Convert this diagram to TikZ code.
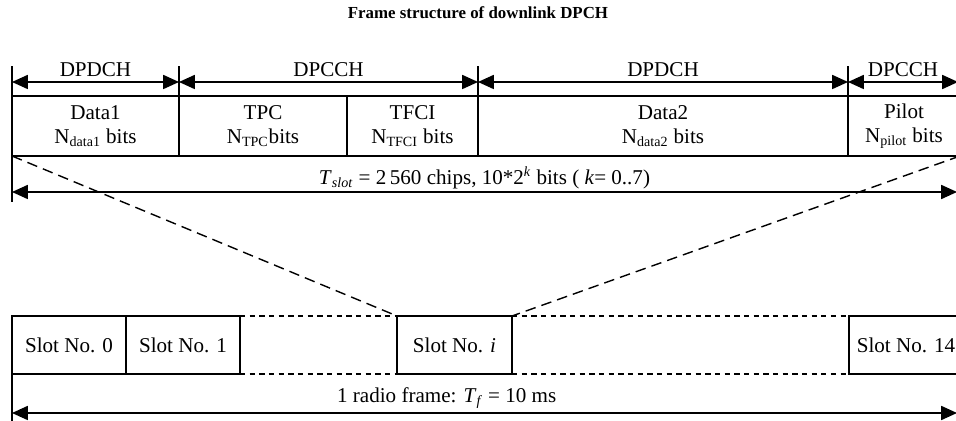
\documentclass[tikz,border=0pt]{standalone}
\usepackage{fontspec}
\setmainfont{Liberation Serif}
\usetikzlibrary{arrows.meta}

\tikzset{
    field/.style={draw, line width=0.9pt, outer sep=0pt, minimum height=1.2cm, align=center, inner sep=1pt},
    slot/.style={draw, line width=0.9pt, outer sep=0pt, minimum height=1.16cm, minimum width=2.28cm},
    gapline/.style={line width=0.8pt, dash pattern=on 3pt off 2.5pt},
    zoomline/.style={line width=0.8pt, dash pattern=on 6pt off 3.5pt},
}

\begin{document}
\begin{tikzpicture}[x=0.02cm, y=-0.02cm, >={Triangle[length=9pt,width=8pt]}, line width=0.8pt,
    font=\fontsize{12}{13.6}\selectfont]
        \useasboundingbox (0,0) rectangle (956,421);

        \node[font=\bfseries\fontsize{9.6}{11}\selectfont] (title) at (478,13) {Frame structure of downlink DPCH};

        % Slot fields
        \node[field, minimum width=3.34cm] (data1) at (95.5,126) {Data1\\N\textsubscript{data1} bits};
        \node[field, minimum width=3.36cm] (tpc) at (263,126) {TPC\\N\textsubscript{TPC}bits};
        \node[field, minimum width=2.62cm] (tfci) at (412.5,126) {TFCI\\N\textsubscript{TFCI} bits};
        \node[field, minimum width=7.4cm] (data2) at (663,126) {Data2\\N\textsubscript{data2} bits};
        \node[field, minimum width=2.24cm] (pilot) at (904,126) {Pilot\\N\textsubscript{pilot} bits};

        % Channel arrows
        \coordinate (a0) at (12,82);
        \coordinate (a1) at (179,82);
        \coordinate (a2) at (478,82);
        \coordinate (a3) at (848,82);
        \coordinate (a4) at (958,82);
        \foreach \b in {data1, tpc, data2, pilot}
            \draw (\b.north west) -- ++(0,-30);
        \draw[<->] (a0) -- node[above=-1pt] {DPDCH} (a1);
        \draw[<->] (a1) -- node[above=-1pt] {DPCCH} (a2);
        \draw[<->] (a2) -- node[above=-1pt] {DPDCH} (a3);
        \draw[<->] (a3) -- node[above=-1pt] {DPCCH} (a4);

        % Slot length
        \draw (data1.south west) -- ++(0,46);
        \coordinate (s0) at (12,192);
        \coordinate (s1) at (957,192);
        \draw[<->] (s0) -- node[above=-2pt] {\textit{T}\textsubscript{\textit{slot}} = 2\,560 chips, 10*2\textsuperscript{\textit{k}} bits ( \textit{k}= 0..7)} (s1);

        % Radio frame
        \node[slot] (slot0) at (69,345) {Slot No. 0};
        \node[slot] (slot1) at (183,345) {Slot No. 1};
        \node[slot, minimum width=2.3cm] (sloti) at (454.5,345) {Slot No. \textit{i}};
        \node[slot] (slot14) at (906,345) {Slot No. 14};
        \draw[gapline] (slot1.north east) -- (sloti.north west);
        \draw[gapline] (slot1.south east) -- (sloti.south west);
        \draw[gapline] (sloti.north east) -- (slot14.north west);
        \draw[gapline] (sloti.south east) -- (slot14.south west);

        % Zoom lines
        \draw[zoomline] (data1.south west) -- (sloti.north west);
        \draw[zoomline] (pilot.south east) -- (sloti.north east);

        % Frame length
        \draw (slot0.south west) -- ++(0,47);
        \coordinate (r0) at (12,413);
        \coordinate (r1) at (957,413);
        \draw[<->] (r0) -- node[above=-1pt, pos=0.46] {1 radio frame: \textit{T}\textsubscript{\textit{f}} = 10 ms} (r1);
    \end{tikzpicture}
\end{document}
━━━━━━━━━━━━━━━━
→ Exercise objective
Reproduce exactly the run of lines that opens the listing and closes with the line holding "(0,0) rectangle (956,421);". Pictures are excluded.

→ Task solution
Convert this diagram to TikZ code.
\documentclass[tikz,border=0pt]{standalone}
\usepackage{fontspec}
\setmainfont{Liberation Serif}
\usetikzlibrary{arrows.meta}

\tikzset{
    field/.style={draw, line width=0.9pt, outer sep=0pt, minimum height=1.2cm, align=center, inner sep=1pt},
    slot/.style={draw, line width=0.9pt, outer sep=0pt, minimum height=1.16cm, minimum width=2.28cm},
    gapline/.style={line width=0.8pt, dash pattern=on 3pt off 2.5pt},
    zoomline/.style={line width=0.8pt, dash pattern=on 6pt off 3.5pt},
}

\begin{document}
\begin{tikzpicture}[x=0.02cm, y=-0.02cm, >={Triangle[length=9pt,width=8pt]}, line width=0.8pt,
    font=\fontsize{12}{13.6}\selectfont]
        \useasboundingbox (0,0) rectangle (956,421);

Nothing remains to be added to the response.